BEGIN

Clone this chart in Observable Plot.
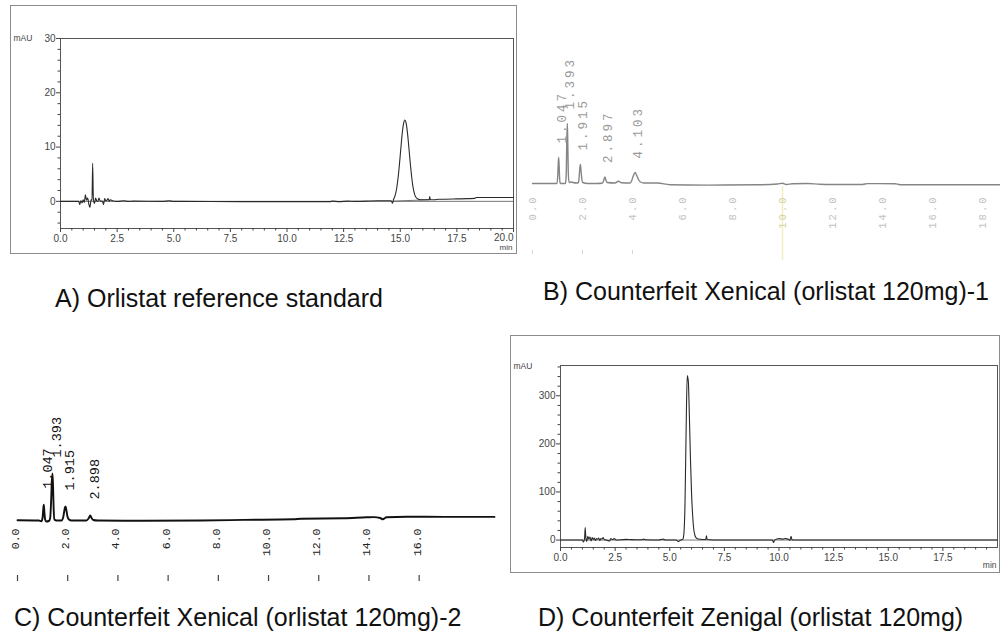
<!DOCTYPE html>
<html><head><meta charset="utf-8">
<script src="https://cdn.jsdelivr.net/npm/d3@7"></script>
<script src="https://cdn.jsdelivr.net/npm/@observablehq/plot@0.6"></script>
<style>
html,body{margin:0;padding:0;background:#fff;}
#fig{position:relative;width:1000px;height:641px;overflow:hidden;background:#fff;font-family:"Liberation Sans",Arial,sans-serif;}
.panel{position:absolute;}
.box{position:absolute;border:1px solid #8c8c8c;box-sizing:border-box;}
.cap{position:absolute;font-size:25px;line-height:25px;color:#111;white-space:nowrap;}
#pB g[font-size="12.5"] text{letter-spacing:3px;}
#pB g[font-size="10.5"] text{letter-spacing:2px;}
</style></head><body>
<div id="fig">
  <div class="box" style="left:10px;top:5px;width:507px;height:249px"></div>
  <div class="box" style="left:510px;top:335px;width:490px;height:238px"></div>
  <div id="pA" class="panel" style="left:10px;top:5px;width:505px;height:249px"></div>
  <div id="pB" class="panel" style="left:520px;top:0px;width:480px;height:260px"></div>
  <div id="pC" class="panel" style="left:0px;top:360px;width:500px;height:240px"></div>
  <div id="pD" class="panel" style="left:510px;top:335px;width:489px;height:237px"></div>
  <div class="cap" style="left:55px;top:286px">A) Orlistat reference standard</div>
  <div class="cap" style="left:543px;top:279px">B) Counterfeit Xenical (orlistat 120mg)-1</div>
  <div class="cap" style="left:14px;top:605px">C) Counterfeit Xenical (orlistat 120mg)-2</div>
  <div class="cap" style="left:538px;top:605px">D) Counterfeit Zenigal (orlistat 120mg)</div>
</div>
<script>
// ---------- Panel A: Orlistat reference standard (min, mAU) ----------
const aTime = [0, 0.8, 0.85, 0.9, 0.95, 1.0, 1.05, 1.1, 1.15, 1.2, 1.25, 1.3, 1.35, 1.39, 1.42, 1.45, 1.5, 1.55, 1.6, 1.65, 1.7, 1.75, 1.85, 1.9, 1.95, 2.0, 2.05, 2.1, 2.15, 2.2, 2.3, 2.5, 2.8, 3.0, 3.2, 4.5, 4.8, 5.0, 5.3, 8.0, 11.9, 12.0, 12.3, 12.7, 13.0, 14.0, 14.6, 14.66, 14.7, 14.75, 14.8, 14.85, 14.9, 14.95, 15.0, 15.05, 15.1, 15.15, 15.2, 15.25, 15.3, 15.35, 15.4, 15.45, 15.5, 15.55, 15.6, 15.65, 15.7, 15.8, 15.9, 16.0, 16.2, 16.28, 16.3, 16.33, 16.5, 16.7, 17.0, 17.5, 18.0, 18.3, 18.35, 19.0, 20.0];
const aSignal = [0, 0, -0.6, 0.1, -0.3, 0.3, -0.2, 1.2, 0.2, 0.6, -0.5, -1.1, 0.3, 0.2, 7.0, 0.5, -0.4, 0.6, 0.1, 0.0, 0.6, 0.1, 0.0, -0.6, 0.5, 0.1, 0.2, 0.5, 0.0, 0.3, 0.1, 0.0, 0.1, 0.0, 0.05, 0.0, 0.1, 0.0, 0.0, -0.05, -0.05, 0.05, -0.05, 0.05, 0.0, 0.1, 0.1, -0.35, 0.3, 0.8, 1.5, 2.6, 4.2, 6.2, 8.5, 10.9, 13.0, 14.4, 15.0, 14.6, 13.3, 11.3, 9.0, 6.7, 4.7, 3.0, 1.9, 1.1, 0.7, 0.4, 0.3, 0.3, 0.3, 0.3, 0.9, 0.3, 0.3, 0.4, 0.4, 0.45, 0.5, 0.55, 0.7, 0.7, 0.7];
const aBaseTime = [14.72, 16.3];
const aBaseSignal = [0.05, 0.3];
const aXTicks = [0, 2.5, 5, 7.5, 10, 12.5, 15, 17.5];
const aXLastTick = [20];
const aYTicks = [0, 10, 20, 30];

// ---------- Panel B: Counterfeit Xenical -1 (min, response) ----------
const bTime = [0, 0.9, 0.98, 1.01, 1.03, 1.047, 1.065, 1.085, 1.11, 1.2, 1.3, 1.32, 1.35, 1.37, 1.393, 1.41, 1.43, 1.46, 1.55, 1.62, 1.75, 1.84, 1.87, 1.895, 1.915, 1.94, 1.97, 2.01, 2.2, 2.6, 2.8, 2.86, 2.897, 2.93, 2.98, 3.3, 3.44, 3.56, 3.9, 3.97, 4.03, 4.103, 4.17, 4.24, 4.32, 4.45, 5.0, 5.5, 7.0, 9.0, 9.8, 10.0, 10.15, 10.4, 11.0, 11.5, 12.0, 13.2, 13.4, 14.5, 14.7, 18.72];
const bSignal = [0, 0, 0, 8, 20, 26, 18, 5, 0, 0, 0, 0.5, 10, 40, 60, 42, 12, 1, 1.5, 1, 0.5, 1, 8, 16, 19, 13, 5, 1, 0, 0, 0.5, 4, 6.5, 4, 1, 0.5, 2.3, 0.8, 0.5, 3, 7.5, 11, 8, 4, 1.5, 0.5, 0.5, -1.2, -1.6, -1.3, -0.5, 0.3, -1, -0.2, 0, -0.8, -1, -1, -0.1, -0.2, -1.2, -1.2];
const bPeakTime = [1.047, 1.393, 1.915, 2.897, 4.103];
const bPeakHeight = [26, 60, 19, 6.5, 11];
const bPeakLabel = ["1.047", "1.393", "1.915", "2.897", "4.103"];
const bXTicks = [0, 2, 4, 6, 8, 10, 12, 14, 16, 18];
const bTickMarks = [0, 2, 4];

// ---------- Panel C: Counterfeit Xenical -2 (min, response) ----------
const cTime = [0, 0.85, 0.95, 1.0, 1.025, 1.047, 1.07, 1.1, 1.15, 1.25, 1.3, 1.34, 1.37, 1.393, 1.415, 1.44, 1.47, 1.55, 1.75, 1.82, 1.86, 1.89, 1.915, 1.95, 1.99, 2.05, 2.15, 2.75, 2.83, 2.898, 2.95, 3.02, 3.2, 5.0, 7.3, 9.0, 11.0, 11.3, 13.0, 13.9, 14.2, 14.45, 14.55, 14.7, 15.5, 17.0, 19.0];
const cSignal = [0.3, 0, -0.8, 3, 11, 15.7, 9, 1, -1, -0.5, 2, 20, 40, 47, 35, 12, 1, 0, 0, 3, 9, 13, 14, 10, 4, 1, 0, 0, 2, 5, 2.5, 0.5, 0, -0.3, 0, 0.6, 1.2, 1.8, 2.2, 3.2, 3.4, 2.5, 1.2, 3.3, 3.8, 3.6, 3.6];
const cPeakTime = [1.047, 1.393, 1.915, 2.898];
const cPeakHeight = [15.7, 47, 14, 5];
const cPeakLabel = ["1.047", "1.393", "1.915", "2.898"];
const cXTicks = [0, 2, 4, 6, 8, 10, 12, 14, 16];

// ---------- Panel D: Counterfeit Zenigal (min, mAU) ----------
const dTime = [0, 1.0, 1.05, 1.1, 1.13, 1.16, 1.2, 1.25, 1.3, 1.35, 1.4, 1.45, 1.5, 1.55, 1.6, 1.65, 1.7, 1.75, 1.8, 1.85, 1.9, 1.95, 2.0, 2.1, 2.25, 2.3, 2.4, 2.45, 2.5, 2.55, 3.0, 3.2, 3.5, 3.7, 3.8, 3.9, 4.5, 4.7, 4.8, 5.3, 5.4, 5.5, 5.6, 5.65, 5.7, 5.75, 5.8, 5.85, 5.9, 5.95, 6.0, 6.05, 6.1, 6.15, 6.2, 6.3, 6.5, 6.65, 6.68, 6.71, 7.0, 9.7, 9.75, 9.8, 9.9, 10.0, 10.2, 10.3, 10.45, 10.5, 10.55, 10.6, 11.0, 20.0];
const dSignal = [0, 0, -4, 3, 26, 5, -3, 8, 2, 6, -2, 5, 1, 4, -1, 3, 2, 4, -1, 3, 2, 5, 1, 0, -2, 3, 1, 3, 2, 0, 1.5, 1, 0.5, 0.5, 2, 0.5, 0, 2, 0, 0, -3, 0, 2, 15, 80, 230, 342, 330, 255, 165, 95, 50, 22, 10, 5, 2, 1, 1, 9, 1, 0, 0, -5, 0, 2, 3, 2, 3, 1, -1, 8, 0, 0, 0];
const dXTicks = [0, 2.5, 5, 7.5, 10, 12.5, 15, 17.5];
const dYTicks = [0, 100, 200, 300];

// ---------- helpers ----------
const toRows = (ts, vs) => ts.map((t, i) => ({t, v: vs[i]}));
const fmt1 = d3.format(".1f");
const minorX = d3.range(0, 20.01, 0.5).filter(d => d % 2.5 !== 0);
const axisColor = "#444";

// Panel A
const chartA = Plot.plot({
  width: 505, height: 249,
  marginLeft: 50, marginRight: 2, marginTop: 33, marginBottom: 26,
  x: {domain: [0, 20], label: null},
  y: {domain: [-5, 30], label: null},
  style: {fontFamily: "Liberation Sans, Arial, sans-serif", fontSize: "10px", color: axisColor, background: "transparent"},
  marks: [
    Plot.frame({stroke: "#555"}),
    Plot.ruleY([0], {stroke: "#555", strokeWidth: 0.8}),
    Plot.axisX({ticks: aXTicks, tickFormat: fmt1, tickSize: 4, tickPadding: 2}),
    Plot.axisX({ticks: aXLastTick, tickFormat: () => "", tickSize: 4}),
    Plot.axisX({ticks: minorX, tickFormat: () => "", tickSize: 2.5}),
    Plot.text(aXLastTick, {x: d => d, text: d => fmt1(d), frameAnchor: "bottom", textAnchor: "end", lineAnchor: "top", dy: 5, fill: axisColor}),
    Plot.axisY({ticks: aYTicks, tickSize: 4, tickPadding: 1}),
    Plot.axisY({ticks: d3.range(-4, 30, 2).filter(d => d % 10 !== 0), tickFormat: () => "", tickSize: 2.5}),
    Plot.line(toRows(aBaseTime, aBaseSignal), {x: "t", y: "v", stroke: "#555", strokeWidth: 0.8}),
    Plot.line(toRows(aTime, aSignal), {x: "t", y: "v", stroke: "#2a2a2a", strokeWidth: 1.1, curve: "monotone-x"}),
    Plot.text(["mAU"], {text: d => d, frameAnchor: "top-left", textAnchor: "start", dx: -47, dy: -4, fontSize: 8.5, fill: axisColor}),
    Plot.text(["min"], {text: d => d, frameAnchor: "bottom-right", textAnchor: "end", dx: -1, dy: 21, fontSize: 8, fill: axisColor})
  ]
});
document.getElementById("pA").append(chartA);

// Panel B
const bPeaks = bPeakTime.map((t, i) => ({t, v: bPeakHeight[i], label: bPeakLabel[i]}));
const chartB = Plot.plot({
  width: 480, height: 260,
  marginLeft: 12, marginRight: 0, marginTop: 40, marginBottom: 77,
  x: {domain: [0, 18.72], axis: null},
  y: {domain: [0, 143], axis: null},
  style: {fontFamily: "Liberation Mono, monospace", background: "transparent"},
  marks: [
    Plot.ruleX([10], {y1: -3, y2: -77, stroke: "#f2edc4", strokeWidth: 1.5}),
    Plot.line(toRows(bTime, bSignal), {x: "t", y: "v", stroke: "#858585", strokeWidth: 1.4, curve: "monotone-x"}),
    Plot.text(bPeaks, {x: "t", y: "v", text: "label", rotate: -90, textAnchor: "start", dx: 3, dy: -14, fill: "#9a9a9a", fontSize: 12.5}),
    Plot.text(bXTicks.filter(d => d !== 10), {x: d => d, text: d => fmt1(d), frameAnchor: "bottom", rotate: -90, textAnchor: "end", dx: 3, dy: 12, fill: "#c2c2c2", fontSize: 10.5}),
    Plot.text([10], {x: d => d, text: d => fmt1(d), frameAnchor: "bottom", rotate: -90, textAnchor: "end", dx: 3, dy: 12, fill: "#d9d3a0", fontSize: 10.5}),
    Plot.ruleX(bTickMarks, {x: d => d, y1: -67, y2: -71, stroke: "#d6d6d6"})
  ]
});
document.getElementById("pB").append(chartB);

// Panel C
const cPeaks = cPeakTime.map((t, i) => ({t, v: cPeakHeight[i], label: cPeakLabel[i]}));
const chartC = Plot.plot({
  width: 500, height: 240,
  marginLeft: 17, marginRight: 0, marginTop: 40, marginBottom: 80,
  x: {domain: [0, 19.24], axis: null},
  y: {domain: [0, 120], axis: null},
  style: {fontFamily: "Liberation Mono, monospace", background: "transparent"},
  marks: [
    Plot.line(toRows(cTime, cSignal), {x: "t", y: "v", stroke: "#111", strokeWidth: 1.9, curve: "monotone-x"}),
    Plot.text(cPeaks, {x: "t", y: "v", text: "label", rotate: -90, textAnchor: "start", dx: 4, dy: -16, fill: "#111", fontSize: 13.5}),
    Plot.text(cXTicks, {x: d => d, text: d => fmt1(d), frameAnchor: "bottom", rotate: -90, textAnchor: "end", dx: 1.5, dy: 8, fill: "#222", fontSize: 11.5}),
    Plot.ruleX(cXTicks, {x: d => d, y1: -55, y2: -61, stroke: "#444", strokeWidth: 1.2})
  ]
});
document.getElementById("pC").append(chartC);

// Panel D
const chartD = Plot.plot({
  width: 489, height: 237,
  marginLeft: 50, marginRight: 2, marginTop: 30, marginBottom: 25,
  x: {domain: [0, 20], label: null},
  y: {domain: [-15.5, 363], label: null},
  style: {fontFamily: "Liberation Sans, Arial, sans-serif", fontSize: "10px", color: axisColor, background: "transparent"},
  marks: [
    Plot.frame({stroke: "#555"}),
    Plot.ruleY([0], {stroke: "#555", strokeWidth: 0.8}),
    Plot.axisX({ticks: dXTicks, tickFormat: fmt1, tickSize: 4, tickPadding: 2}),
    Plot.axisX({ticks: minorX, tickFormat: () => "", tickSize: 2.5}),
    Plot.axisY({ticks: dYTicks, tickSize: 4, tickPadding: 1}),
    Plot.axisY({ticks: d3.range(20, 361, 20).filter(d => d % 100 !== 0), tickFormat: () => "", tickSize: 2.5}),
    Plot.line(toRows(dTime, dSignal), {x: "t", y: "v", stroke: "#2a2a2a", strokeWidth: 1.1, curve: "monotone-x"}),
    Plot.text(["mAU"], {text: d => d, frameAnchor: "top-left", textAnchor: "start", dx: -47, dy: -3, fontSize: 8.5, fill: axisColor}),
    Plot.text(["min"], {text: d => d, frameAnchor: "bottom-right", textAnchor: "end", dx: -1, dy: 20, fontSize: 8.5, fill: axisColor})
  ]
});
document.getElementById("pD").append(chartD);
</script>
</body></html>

END
BEGIN

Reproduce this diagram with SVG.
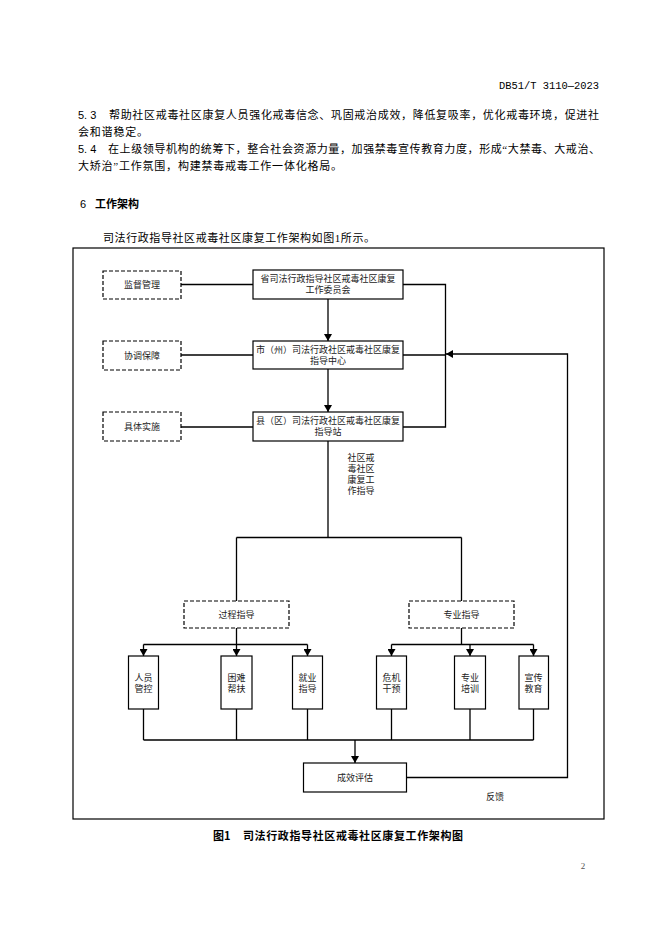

END

# [TASK DESCRIPTION]
Go through the records and show every line with the string "this" in it.

# [TASK ANSWER]
Clone this chart in Observable Plot.
Reproduce this diagram with SVG.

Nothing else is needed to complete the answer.